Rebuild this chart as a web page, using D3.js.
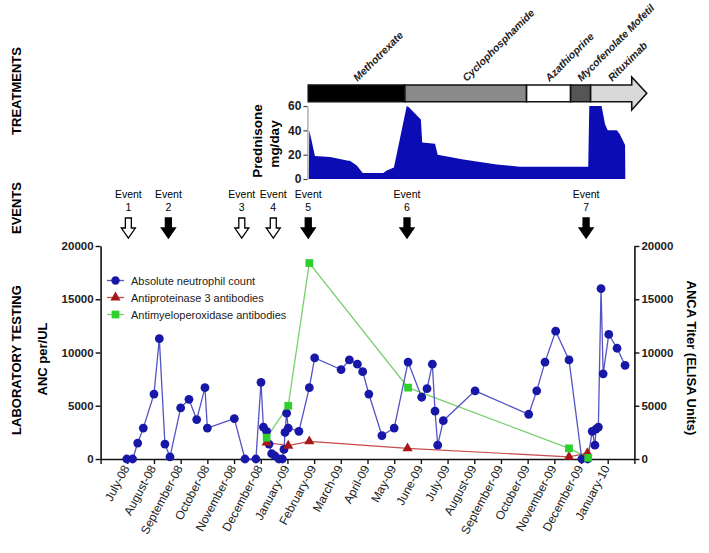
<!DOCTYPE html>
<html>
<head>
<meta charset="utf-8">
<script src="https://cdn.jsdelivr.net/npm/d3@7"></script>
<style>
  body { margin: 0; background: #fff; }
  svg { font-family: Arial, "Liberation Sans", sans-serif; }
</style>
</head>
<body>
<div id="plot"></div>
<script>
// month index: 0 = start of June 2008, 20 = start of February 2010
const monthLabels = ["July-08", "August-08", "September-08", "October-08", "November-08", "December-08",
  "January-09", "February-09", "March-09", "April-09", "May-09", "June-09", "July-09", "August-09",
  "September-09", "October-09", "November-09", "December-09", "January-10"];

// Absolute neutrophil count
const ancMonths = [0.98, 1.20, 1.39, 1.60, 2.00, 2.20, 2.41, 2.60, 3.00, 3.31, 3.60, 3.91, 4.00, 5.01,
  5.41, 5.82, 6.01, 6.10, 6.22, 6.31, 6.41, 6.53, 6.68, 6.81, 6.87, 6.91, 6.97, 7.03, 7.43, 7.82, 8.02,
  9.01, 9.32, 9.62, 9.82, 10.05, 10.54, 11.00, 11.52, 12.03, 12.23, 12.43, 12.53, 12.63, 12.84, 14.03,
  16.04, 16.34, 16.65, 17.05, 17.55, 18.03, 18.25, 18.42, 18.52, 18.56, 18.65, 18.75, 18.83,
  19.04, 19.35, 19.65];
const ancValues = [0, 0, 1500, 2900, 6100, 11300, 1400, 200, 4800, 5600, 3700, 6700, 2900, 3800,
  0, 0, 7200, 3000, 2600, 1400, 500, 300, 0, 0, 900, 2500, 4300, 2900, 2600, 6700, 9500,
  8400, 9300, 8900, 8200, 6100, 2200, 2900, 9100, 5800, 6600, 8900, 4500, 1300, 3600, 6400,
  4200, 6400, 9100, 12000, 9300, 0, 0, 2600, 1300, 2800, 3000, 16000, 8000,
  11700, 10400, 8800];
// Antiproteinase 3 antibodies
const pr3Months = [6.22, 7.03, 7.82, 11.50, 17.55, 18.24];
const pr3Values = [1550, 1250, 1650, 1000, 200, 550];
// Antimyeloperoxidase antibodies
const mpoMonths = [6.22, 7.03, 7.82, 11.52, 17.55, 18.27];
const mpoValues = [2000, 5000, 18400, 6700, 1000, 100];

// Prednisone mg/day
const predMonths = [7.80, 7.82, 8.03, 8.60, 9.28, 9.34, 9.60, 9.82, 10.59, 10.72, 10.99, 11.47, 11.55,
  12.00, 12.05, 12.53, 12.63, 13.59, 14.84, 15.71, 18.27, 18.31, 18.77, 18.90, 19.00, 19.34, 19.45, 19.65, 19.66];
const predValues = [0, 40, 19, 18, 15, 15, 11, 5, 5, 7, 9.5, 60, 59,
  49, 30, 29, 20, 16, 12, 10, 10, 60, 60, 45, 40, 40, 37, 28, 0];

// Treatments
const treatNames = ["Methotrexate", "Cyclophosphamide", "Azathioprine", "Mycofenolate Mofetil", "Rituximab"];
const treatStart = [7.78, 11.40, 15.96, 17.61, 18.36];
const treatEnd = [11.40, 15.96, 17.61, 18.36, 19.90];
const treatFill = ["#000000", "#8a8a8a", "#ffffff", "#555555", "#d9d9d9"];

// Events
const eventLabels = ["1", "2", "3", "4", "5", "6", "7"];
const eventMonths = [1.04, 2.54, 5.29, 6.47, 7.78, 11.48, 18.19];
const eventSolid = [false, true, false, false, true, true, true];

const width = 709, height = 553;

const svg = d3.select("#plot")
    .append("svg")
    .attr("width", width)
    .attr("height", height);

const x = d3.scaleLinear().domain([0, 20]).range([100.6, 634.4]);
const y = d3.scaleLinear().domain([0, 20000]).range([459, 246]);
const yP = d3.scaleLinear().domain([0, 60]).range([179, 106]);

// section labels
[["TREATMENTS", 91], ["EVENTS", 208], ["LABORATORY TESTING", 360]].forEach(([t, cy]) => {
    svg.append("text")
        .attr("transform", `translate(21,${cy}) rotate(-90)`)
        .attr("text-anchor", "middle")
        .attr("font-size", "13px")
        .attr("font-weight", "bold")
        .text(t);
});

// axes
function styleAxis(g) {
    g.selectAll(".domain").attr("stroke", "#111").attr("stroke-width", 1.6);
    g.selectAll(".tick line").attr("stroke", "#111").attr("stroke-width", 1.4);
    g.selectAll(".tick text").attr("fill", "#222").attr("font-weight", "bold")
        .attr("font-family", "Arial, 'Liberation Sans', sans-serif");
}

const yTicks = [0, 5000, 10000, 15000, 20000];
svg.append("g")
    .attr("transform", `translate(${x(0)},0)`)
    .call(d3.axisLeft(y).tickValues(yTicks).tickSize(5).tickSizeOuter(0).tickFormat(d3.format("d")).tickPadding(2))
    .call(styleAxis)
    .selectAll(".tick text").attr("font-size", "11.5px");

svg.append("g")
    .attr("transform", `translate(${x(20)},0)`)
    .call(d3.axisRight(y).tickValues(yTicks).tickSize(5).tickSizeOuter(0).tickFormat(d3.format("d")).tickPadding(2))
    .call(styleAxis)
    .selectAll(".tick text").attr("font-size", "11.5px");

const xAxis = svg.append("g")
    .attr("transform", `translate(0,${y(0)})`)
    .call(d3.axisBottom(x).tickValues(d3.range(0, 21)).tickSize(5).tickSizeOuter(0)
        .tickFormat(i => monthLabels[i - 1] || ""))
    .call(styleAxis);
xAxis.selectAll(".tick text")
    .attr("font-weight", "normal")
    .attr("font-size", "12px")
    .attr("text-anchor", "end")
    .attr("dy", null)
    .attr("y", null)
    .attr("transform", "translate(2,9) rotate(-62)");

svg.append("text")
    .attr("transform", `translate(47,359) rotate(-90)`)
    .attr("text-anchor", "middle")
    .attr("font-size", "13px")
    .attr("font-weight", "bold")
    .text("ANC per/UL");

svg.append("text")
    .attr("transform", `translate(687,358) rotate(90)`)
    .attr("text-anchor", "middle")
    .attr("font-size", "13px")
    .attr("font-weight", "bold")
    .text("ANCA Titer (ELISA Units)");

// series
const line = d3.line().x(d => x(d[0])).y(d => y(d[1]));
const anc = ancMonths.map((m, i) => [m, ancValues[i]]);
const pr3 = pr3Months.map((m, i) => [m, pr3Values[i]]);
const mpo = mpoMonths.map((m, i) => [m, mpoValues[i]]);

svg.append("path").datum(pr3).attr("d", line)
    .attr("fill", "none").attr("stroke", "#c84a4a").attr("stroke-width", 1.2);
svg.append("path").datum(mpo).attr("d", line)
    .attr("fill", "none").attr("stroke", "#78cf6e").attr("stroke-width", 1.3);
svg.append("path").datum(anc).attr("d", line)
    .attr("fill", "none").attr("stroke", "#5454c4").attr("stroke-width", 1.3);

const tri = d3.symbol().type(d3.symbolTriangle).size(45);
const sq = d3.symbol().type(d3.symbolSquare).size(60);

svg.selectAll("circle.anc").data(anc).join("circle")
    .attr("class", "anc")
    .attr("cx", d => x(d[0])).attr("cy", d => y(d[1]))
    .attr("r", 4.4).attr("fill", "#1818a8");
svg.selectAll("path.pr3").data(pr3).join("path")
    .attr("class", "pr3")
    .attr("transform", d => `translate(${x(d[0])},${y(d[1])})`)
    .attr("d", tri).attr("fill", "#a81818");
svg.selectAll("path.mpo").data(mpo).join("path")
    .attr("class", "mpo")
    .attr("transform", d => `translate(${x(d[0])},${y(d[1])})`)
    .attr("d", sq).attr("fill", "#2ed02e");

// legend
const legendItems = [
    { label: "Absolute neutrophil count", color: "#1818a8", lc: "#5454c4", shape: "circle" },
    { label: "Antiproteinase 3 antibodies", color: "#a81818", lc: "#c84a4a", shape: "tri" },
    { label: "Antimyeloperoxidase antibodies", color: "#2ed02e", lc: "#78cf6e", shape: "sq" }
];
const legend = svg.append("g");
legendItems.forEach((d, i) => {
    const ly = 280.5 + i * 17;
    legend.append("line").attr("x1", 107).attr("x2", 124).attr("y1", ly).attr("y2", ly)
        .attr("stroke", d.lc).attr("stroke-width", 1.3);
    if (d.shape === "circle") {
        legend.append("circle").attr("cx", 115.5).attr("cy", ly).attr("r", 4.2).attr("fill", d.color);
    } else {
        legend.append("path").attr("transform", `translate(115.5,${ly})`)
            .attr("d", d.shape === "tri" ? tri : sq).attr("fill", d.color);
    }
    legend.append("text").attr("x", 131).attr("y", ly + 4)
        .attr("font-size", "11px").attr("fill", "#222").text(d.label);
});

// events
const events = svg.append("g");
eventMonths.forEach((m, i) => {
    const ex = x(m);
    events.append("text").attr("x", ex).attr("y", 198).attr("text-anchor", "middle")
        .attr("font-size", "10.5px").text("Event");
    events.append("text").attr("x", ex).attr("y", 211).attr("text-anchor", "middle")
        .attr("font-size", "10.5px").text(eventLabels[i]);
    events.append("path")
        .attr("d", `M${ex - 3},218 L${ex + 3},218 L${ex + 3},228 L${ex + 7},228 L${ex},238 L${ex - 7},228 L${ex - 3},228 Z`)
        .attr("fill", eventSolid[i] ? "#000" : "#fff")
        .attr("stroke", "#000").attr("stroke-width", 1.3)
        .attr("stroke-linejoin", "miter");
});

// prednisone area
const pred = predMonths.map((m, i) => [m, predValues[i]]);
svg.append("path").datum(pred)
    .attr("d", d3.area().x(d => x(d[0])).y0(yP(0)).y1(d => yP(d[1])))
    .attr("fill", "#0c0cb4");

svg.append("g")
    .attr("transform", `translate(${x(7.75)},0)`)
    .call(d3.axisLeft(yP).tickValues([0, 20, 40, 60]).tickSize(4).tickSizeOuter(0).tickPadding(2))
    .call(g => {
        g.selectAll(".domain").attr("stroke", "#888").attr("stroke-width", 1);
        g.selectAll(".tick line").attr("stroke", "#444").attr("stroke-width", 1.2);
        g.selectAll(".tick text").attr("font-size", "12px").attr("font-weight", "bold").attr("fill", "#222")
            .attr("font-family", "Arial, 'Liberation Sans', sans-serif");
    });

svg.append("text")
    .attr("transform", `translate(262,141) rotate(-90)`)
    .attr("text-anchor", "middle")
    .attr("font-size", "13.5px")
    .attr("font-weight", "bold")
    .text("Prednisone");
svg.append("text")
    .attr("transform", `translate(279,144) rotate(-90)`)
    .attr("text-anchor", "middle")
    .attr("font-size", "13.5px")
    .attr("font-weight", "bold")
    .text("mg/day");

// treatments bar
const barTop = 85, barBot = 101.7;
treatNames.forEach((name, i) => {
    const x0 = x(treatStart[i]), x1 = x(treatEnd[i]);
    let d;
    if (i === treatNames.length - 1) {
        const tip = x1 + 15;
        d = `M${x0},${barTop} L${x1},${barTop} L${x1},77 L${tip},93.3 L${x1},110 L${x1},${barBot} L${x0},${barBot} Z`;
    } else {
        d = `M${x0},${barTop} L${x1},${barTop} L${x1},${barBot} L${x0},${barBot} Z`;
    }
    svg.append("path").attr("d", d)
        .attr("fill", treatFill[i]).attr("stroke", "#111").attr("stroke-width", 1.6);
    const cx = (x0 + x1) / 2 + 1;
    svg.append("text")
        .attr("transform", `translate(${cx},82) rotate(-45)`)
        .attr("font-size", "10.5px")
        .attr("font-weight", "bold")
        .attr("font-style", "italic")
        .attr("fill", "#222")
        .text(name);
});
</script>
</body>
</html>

_ _ _ _ _

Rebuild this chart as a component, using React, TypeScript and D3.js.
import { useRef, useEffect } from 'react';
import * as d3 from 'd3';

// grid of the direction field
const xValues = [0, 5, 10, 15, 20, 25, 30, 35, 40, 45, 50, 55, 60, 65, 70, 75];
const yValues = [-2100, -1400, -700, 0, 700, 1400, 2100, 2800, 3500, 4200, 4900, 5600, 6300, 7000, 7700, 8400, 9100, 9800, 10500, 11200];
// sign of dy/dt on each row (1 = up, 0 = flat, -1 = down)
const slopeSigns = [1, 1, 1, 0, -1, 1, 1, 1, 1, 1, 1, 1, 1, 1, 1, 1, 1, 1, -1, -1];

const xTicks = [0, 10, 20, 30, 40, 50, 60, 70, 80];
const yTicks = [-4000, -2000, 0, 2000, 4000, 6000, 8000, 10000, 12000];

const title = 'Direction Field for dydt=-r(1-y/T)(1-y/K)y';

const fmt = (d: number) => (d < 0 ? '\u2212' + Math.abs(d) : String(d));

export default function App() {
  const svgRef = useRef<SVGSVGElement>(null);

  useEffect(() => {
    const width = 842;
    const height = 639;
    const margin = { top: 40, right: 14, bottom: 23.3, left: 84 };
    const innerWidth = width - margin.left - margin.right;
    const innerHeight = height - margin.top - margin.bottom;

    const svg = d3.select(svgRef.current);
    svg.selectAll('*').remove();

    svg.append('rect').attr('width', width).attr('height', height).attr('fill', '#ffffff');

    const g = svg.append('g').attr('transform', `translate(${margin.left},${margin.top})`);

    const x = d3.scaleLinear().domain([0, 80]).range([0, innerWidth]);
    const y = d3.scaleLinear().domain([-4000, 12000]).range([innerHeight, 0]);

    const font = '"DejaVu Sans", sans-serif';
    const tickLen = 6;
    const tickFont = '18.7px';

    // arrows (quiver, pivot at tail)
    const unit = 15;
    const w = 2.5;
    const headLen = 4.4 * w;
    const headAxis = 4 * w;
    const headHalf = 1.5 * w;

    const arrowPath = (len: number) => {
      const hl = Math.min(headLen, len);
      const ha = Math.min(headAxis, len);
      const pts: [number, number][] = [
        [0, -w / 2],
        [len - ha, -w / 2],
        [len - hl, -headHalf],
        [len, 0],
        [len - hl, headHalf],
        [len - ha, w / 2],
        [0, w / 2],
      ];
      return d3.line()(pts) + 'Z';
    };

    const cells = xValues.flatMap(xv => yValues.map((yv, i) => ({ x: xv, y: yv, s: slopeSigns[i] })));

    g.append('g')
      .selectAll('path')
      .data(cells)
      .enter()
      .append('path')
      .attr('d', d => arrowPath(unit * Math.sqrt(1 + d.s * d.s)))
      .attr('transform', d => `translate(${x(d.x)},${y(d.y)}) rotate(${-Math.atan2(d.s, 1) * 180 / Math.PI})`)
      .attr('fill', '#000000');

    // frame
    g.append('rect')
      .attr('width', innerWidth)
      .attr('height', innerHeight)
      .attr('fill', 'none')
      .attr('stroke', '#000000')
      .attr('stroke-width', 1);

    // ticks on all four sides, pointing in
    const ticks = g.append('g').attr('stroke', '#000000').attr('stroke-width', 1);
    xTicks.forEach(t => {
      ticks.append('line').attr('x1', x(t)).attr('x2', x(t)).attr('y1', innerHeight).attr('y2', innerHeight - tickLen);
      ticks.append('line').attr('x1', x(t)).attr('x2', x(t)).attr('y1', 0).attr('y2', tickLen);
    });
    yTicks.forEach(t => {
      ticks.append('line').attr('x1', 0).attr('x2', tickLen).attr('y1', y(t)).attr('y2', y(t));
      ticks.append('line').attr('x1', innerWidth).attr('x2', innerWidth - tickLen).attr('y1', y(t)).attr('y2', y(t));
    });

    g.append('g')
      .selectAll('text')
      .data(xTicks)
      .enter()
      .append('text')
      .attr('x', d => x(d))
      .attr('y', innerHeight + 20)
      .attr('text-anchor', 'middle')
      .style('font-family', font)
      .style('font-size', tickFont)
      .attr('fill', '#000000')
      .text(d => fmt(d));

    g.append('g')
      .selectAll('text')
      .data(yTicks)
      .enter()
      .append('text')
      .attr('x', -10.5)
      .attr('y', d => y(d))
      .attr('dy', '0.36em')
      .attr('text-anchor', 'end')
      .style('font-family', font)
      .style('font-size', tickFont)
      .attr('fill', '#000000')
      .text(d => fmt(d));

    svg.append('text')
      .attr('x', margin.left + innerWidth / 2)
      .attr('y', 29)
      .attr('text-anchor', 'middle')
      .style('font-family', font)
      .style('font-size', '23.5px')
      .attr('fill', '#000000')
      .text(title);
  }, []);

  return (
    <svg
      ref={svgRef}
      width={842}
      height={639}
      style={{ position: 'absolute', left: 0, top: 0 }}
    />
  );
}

_ _ _ _ _

### Written task
Extract the run of lines that opens with the line containing "Rebuild this chart as a component, using" and closes with the line containing "import * as d3 from 'd3';"; reproduce it exactly and add nothing.

### Response below
Rebuild this chart as a component, using React, TypeScript and D3.js.
import { useRef, useEffect } from 'react';
import * as d3 from 'd3';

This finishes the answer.